“Because they know I’m not good enough.”
The answer was emphatically not what I was expecting. “Janet” (not her real name), raised Catholic and Lutheran in spots and now “nothing” (her words), had been saying how she missed ritual and the touch of God in her life. She wanted these for her husband and children, too. I was encouraging her to come back to Catholic faith when she declared that the only group she felt comfortable belonging to was the local organic foods co-op. I asked her why, expecting something about the co-op’s “openness” and “acceptance.”
But she said it very plainly: “Because they know I’m not good enough.”
Janet is certainly not like “Mrs. Begorrah,” the character in Bernard Basset’s novel Priest in the Presbytery, “who was easiest to please, for she asked no more of the [preacher] than plenty of hell-fire. . .”. Janet does not like threats. But she does like truth. And the truth is that she feels a discontent with herself that is not simply the result of low self-esteem or a slightly-off brain chemistry or unrealistic expectations or a dysfunctional family background. The co-op, while accepting her, says without qualm that her lifestyle is unhealthy and she needs to change to be healthy and right with Nature. But the discontent is still there.
Janet might be religiously “nothing” now but she is disturbed. And in her disturbance is a lesson for the preacher on Ash Wednesday.
Ash Wednesday would probably be the most popular holy day of obligation if it were a holy day of obligation. As it is, no canonical penalties for absence drive Catholics to attend. But attend they do in droves. Why do they come? They come for what might be called the “bad news of the Gospel.”
The ashes and the words of imposition are their own stark sermon. They grab us by the jowl just as we sometimes do to children who will not look at us for fear of hearing what we say. “From dust you were made; to dust you shall return.” We have what Walker Percy called “the thanatos syndrome,” a strange taste for death and destruction, with a corresponding insensibility to the God who is life itself. This taste and its corresponding tastelessness we call sin. We are dying. The task of the Ash Wednesday preacher is two-fold: 1) repeat out loud the diagnosis written in ash on my forehead and 2) ask the corresponding question—are you willing to undergo the treatment you started at your baptism?
In the fifteen years as a Catholic attending Ash Wednesday services, I have never failed to be seized by the jowls in the rite. What I have usually failed to hear, however, are the words of explanation and the challenge to seek healing. With Janet and countless others I have been told too often that the divine discontent I feel is really just a minor head cold: “You’re good enough. Don’t feel like you have to give something up as a Christian. Keep doing what you’re doing. Maybe just add a little something to your routine. You’ll be fine without much trouble.”
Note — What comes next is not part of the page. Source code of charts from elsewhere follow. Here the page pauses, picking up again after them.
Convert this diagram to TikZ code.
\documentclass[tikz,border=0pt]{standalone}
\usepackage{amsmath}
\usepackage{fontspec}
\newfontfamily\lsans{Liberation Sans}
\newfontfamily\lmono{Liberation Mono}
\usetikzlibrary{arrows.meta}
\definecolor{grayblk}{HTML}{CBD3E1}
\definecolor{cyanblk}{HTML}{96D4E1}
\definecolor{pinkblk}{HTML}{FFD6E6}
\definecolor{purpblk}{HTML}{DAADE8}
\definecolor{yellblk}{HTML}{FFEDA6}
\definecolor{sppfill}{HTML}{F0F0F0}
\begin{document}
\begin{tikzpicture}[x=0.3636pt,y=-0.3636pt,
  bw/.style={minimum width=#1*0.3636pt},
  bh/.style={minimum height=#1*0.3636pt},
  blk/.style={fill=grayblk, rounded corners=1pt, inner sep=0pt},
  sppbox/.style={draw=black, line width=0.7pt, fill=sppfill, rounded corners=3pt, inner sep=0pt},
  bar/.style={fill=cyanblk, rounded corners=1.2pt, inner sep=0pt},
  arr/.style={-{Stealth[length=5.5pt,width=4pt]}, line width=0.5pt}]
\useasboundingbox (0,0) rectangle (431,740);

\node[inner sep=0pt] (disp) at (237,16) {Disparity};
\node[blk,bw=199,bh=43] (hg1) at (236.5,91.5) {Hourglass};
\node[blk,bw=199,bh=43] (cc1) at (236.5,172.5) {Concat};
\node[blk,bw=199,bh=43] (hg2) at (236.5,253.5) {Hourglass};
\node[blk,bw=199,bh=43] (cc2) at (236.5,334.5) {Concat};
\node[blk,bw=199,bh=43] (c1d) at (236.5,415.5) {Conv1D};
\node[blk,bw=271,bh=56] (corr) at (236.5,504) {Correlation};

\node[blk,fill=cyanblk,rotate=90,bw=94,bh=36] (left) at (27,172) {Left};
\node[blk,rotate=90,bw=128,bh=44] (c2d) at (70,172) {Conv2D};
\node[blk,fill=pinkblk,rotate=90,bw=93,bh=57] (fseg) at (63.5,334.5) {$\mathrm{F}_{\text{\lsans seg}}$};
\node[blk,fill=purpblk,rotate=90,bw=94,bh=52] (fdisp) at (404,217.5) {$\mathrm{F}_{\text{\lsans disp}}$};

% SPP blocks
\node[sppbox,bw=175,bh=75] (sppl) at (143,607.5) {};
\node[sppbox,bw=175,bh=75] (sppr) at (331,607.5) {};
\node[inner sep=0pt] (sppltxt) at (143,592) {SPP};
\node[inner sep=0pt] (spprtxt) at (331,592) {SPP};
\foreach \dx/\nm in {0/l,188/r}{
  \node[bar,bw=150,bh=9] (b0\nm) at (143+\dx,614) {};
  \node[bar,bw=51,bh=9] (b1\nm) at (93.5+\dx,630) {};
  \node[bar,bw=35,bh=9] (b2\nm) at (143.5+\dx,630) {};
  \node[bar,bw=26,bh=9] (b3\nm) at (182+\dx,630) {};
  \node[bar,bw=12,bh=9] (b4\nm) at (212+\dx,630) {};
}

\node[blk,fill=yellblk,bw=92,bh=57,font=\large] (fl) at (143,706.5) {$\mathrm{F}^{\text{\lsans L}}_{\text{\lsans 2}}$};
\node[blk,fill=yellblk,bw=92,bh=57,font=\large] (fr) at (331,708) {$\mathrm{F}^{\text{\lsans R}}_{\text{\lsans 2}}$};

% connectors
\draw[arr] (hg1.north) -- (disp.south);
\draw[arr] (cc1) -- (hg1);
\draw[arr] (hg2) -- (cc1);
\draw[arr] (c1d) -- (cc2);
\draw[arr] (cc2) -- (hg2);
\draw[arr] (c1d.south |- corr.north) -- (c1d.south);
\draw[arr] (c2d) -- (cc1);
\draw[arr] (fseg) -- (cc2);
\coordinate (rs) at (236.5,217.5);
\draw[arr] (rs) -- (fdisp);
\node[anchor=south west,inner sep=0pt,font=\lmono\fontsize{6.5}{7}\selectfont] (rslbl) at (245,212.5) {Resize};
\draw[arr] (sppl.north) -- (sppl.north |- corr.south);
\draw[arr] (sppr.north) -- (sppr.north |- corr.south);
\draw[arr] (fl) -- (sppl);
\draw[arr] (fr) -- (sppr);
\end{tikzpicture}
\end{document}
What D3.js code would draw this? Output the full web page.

Shivering and feeling my insides rotting away I am advised to take two aspirin and come to Mass on Sunday once in a while—that is, if it’s not too much trouble.
Is it any wonder many people who intuit clearly the message of the ashen thumb then skip the Mass part and return to the use of the home remedies so readily available elsewhere: endless meetings, sports, sex, video games, financial planning, booze, movies, the inanities of Twitter and Facebook arguments, and gossip about others’ own strain of the syndrome. Some of the remedies are healthy in small doses and in the right circumstances, but the end result of our home treatments is that we waste away more even as we comfort ourselves that we’re “doing something” and we’re “good enough.”
What do I want to hear from bishops, priests and deacons who preach on Ash Wednesday? Like Janet I want to hear the truth. Tell me I have to “cast off every encumbrance” weighing me down, “especially sin, which so easily entangles” (Hebrews 12:1). Whatever leech, sinful or good, we have superstitiously kept on us must be abandoned. Tell me to stiffen my “slack hands and tottering knees” (12:12) knowing that God himself will hold on to me the whole time. Tell me that my own “resistance in the struggle against sin” has not yet “gone as far as bloodshed” (12:4) and that I must be ready for the Divine Surgeon’s knife. Tell me that the Divine Surgeon tested the therapy on himself and stands ready and, when I’m ready, will fill me with a blood transplant taken from his own side.
Tell me I’m not good enough. Tell me I’m dying. Tell me the treatment is disturbing and drastic, that it will take up all of my time. Tell me I’ll have to give up lots of things I like and take up other things I hate. Tell me it’s worth it.
Tell me I need Jesus in the worst possible way.